Mengawal transformasi ekonomi
Sementara itu, Menteri Keuangan baru datang dengan latar belakang yang berbeda, meski tetap memiliki basis akademik dan pengalaman teknokratis yang kuat. Ia dipandang sebagai ekonom yang lebih berorientasi pada transformasi pembangunan, industrialisasi, dan hilirisasi sumber daya alam.
Jika Sri Mulyani identik dengan peran “penjaga stabilitas fiskal”, maka Purbaya Yudhi Sadewa dihadapkan pada tantangan untuk menjadi “arsitek transformasi fiskal” yang mampu mendukung agenda besar Presiden Prabowo. Fokus kebijakannya diproyeksikan pada penguatan belanja produktif, insentif untuk sektor strategis seperti pangan, energi, pertahanan, serta penciptaan lapangan kerja dalam skala masif.
Dalam APBN 2025, misalnya, belanja negara dipatok sekitar Rp3.750 triliun dengan porsi belanja prioritas yang lebih besar untuk kedaulatan pangan, subsidi energi, serta alokasi anggaran pertahanan. Sementara penerimaan pajak ditargetkan tumbuh di atas 12 persen dengan tax ratio 10,03 persen PDB, menuntut strategi optimalisasi penerimaan dan kepatuhan wajib pajak yang lebih agresif.
Jika ditelaah lebih dalam, gaya kepemimpinan dan fokus kebijakan Sri Mulyani dengan Menteri Keuangan yang baru sebenarnya menggambarkan dua wajah berbeda dari pengelolaan fiskal Indonesia.
Sri Mulyani dikenal sebagai figur teknokrat yang menempatkan disiplin fiskal sebagai fondasi utama. Kehati-hatiannya dalam menjaga defisit, mengendalikan rasio utang, serta menjaga investment grade Indonesia menjadi ciri khas kepemimpinannya.
Baca juga: Purbaya janji tak rombak kebijakan fiskal Sri Mulyani
Ia lebih mengedepankan kredibilitas dan stabilitas, bahkan ketika harus menghadapi tekanan politik atau tuntutan untuk memperbesar belanja negara. Dalam hal ini, Sri Mulyani berperan sebagai “penjaga gawang” yang memastikan APBN tidak terjebak pada jebakan defisit berkepanjangan.
Sementara itu Purbaya Yudhi Sadewa hadir dengan pendekatan yang lebih progresif dan transformatif. Ia tidak hanya dituntut untuk menjaga stabilitas, tetapi juga harus menjadikan APBN sebagai lokomotif pembangunan.
Belanja negara diarahkan untuk lebih produktif, terutama pada sektor-sektor yang menjadi prioritas Asta Cita Presiden Prabowo: pangan, energi, pertahanan, dan industrialisasi berbasis sumber daya alam.

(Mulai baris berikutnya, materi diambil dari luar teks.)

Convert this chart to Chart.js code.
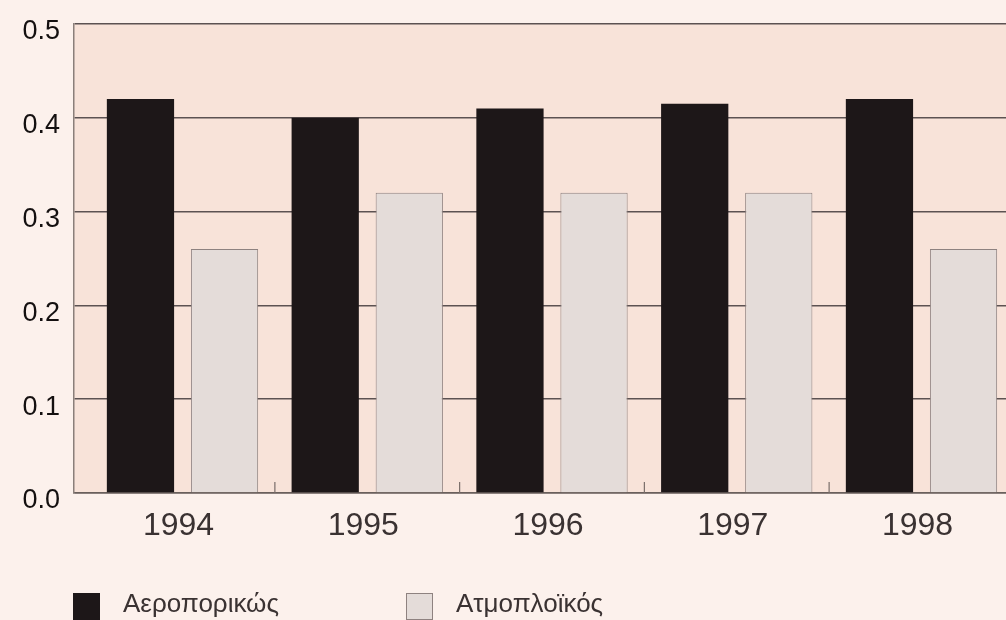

Jika Sri Mulyani menekankan pada keberlanjutan fiskal dalam jangka panjang, maka Menteri baru dituntut untuk menunjukkan hasil nyata dalam bentuk penciptaan lapangan kerja, peningkatan daya beli masyarakat, dan percepatan industrialisasi.
Dengan kata lain, Sri Mulyani mewariskan APBN yang sehat dan kredibel, dan Purbaya Yudhi Sadewa diharapkan mampu menggunakannya sebagai instrumen percepatan pembangunan nasional. Estafet fiskal ini ibarat pergantian dari pelari yang menjaga ritme stabil menuju pelari yang bertugas melakukan sprint agar target garis akhir Asta Cita dapat dicapai tepat waktu.